Life

Climate Change Could Hinder Food Production in the Desert

Apr 07, 2014 12:43 PM EDT | By Justin Stock

An increase in carbon dioxide amounts caused by stronger climate change is expected to limit the process by which plants turn nitrate into proteins thus possibly hindering food quality, which is scarce in the desert.

According to a press release from UC Davis, and a study printed in the science journal Nature Climate Change the situation is expected to hugely effect the crops as the situation strengthens.

The scientists looked at different portions of wheat which grew in 1996, and 1997 in Phoenix Maricopa Agricultural Center the press release reported.

"It is definitely not going to stop it, just now we are understanding the processes that are going on," Dave Evans one of the main authors of the study told NBC News. "But we are still seeing huge amounts of carbon accumulating in the atmosphere," Evans told NBC News. Evans is also an ecology, and global change biologist at Washington State University told NBC News.

"After 10 years, the experiment stopped and we dug everything up to ask the question: Is there more carbon under future carbon dioxide conditions than there are under current conditions," Evans told NBC News. "And what we found was, there was indeed more carbon. During those 10 years, carbon accumulated at a faster rate under future CO2 conditions."

According to the press release, nitrogen is vital to how a plant develops, and how much it does so at a time.

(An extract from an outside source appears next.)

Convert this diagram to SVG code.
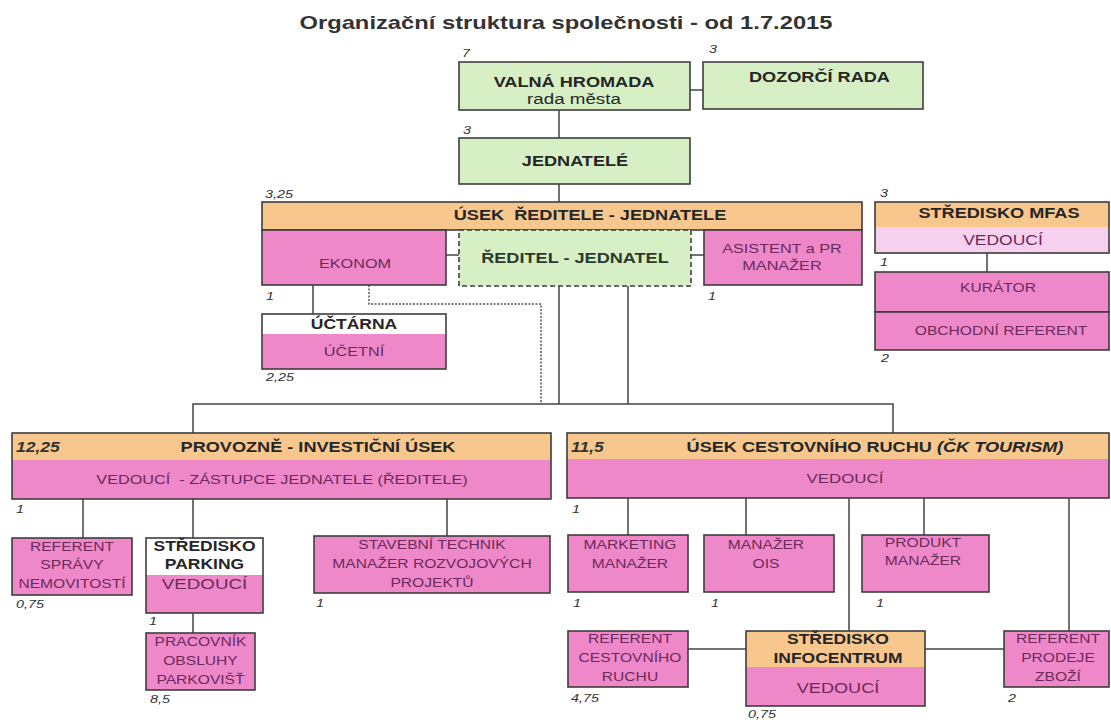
<svg xmlns="http://www.w3.org/2000/svg" width="1111" height="720" viewBox="0 0 1111 720">
<style>
.bx{stroke:#3d3d3d;stroke-width:1.6}
.g{fill:#d6efc5}.o{fill:#f8c78d}.p{fill:#ef88c8}.lp{fill:#f7d0ef}.w{fill:#ffffff}
.dash{stroke-dasharray:5 3}
.c{fill:none;stroke:#444;stroke-width:1.5}
.dot{fill:none;stroke:#555;stroke-width:1.5;stroke-dasharray:2 1.5}
text{font-family:"Liberation Sans",Arial,sans-serif;text-anchor:middle}
.h{font-weight:bold;font-size:14.5px;fill:#262626}
.hs{font-weight:bold;font-size:14px;fill:#262626}
.t{font-size:13px;fill:#6a2a5c}
.ts{font-size:12.5px;fill:#6a2a5c}
.tl{font-size:14.5px;fill:#6a2a5c}
.n{font-size:11.5px;font-style:italic;fill:#333;text-anchor:start}
.nb{font-size:14px;font-style:italic;font-weight:bold;fill:#333;text-anchor:start}
</style>
<rect width="1111" height="720" fill="#ffffff"/>
<g transform="scale(1.25 1)">
<text x="452.8" y="29" style="font-weight:bold;font-size:19px;fill:#333">Organizační struktura společnosti - od 1.7.2015</text>
</g>
<g id="connectors">
<path class="c" d="M690,90H703M559,110V138M559,184V202M446,255H459M691,255H704M313,285V314M559,286V404M628,286V404M193,433V404H893V433M987,253V272M83,499V538M193,499V538M447,499V536M193,613V633M628,498V535M746,498V535M849,498V631M924,498V535M1069,498V631M688,649H746M925,649H1004"/>
<path class="dot" d="M369,285V304H541V404"/>
</g>
<g id="valna">
<rect class="bx g" x="459" y="62" width="231" height="48"/>
<g transform="scale(1.25 1)"><text class="n" x="369.6" y="57">7</text><text class="h" x="459.2" y="87">VALNÁ HROMADA</text><text x="459.2" y="104" style="font-size:15px;fill:#262626">rada města</text></g>
</g>
<g id="dozorci">
<rect class="bx g" x="703" y="62" width="220" height="47"/>
<g transform="scale(1.25 1)"><text class="n" x="567.2" y="53">3</text><text class="h" x="655.6" y="82">DOZORČÍ RADA</text></g>
</g>
<g id="jednatele">
<rect class="bx g" x="459" y="138" width="231" height="46"/>
<g transform="scale(1.25 1)"><text class="n" x="370.4" y="134">3</text><text class="h" x="460" y="166">JEDNATELÉ</text></g>
</g>
<g id="usek-reditele">
<rect class="bx o" x="262" y="202" width="600" height="28"/>
<g transform="scale(1.25 1)"><text class="n" x="212" y="198">3,25</text><text class="h" x="472" y="220" xml:space="preserve">ÚSEK  ŘEDITELE - JEDNATELE</text></g>
</g>
<g id="ekonom">
<rect class="bx p" x="262" y="230" width="184" height="55"/>
<g transform="scale(1.25 1)"><text class="t" x="284" y="268">EKONOM</text><text class="n" x="212.8" y="300">1</text></g>
</g>
<g id="reditel">
<rect class="bx g dash" x="459" y="230" width="232" height="56"/>
<g transform="scale(1.25 1)"><text x="460" y="263" style="font-weight:bold;font-size:14.5px;fill:#2e3a2e">ŘEDITEL - JEDNATEL</text></g>
</g>
<g id="asistent">
<rect class="bx p" x="704" y="230" width="158" height="55"/>
<g transform="scale(1.25 1)"><text class="t" x="625.6" y="253">ASISTENT a PR</text><text class="t" x="625.6" y="270">MANAŽER</text><text class="n" x="566.4" y="300">1</text></g>
</g>
<g id="uctarna">
<rect class="w" x="262" y="314" width="184" height="20"/>
<rect class="p" x="262" y="334" width="184" height="35"/>
<rect class="bx" fill="none" x="262" y="314" width="184" height="55"/>
<g transform="scale(1.25 1)"><text class="hs" x="283.2" y="329">ÚČTÁRNA</text><text class="t" x="283.2" y="356">ÚČETNÍ</text><text class="n" x="212.8" y="381">2,25</text></g>
</g>
<g id="mfas">
<rect class="o" x="875" y="202" width="234" height="25"/>
<rect class="lp" x="875" y="227" width="234" height="26"/>
<rect class="bx" fill="none" x="875" y="202" width="234" height="51"/>
<g transform="scale(1.25 1)"><text class="n" x="704" y="197">3</text><text class="h" x="799.2" y="218">STŘEDISKO MFAS</text><text x="802.4" y="245" style="font-size:14px;fill:#6a2a5c">VEDOUCÍ</text><text class="n" x="704" y="266">1</text></g>
</g>
<g id="kurator">
<rect class="bx p" x="875" y="272" width="234" height="40"/>
<rect class="bx p" x="875" y="312" width="234" height="38"/>
<g transform="scale(1.25 1)"><text class="ts" x="798.4" y="292">KURÁTOR</text><text class="ts" x="800.8" y="335">OBCHODNÍ REFERENT</text><text class="n" x="704.8" y="362">2</text></g>
</g>
<g id="provozne">
<rect class="o" x="12" y="433" width="539" height="27"/>
<rect class="p" x="12" y="460" width="539" height="39"/>
<rect class="bx" fill="none" x="12" y="433" width="539" height="66"/>
<g transform="scale(1.25 1)"><text class="nb" x="12.8" y="452">12,25</text><text class="h" x="254.4" y="452">PROVOZNĚ - INVESTIČNÍ ÚSEK</text><text class="t" x="225.6" y="484" xml:space="preserve">VEDOUCÍ  - ZÁSTUPCE JEDNATELE (ŘEDITELE)</text><text class="n" x="12.8" y="513">1</text></g>
</g>
<g id="cestovni-ruch">
<rect class="o" x="567" y="433" width="542" height="26"/>
<rect class="p" x="567" y="459" width="542" height="39"/>
<rect class="bx" fill="none" x="567" y="433" width="542" height="65"/>
<g transform="scale(1.25 1)"><text class="nb" x="456.8" y="452">11,5</text><text class="h" x="700" y="452">ÚSEK CESTOVNÍHO RUCHU <tspan font-style="italic">(ČK TOURISM)</tspan></text><text x="676" y="483" style="font-size:13.5px;fill:#6a2a5c">VEDOUCÍ</text><text class="n" x="457.6" y="513">1</text></g>
</g>
<g id="referent-spravy">
<rect class="bx p" x="12" y="538" width="120" height="57"/>
<g transform="scale(1.25 1)"><text class="ts" x="57.6" y="551">REFERENT</text><text class="ts" x="57.6" y="569">SPRÁVY</text><text class="ts" x="57.6" y="588">NEMOVITOSTÍ</text><text class="n" x="12.8" y="608">0,75</text></g>
</g>
<g id="parking">
<rect class="w" x="146" y="538" width="117" height="37"/>
<rect class="p" x="146" y="575" width="117" height="38"/>
<rect class="bx" fill="none" x="146" y="538" width="117" height="75"/>
<g transform="scale(1.25 1)"><text class="hs" x="163.6" y="551">STŘEDISKO</text><text class="hs" x="163.6" y="569">PARKING</text><text x="163.6" y="589" style="font-size:15px;fill:#6a2a5c">VEDOUCÍ</text><text class="n" x="119.2" y="625">1</text></g>
</g>
<g id="pracovnik">
<rect class="bx p" x="146" y="633" width="109" height="57"/>
<g transform="scale(1.25 1)"><text class="ts" x="160.4" y="646">PRACOVNÍK</text><text class="ts" x="160.4" y="665">OBSLUHY</text><text class="ts" x="160.4" y="684">PARKOVIŠŤ</text><text class="n" x="120" y="703">8,5</text></g>
</g>
<g id="stavebni">
<rect class="bx p" x="314" y="536" width="236" height="57"/>
<g transform="scale(1.25 1)"><text class="ts" x="345.6" y="549">STAVEBNÍ TECHNIK</text><text class="ts" x="345.6" y="568">MANAŽER ROZVOJOVÝCH</text><text class="ts" x="345.6" y="587">PROJEKTŮ</text><text class="n" x="252.8" y="607">1</text></g>
</g>
<g id="marketing">
<rect class="bx p" x="568" y="535" width="120" height="57"/>
<g transform="scale(1.25 1)"><text class="ts" x="504" y="549">MARKETING</text><text class="ts" x="504" y="568">MANAŽER</text><text class="n" x="458.4" y="607">1</text></g>
</g>
<g id="ois">
<rect class="bx p" x="704" y="535" width="130" height="57"/>
<g transform="scale(1.25 1)"><text class="ts" x="612.8" y="549">MANAŽER</text><text class="ts" x="612.8" y="568">OIS</text><text class="n" x="568.8" y="607">1</text></g>
</g>
<g id="produkt">
<rect class="bx p" x="862" y="535" width="127" height="57"/>
<g transform="scale(1.25 1)"><text class="ts" x="738.4" y="547">PRODUKT</text><text class="ts" x="738.4" y="565">MANAŽER</text><text class="n" x="700.8" y="607">1</text></g>
</g>
<g id="referent-cr">
<rect class="bx p" x="568" y="631" width="120" height="56"/>
<g transform="scale(1.25 1)"><text class="ts" x="504" y="643">REFERENT</text><text class="ts" x="504" y="662">CESTOVNÍHO</text><text class="ts" x="504" y="681">RUCHU</text><text class="n" x="456.8" y="702">4,75</text></g>
</g>
<g id="infocentrum">
<rect class="o" x="746" y="631" width="179" height="36"/>
<rect class="p" x="746" y="667" width="179" height="39"/>
<rect class="bx" fill="none" x="746" y="631" width="179" height="75"/>
<g transform="scale(1.25 1)"><text class="hs" x="670.4" y="644">STŘEDISKO</text><text class="hs" x="670.4" y="663">INFOCENTRUM</text><text class="tl" x="670.4" y="693">VEDOUCÍ</text><text class="n" x="598.4" y="718">0,75</text></g>
</g>
<g id="referent-prodeje">
<rect class="bx p" x="1004" y="631" width="105" height="56"/>
<g transform="scale(1.25 1)"><text class="ts" x="846.4" y="643">REFERENT</text><text class="ts" x="846.4" y="662">PRODEJE</text><text class="ts" x="846.4" y="681">ZBOŽÍ</text><text class="n" x="806.4" y="702">2</text></g>
</g>
</svg>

This involves the way nitrogen produces itself to help the plants grow.                                                                                                                                                                                          "Food quality is declining under the rising levels of atmospheric carbon dioxide that we are experiencing," Arnold Bloom, a professor in the Department of Plant Sciences at UC Davis told Science Recorder.  "Several explanations for this decline have been put forward, but this is the first study to demonstrate that elevated carbon dioxide inhibits the conversion of nitrate into protein in a field-grown crop," Bloom told Science Recorder.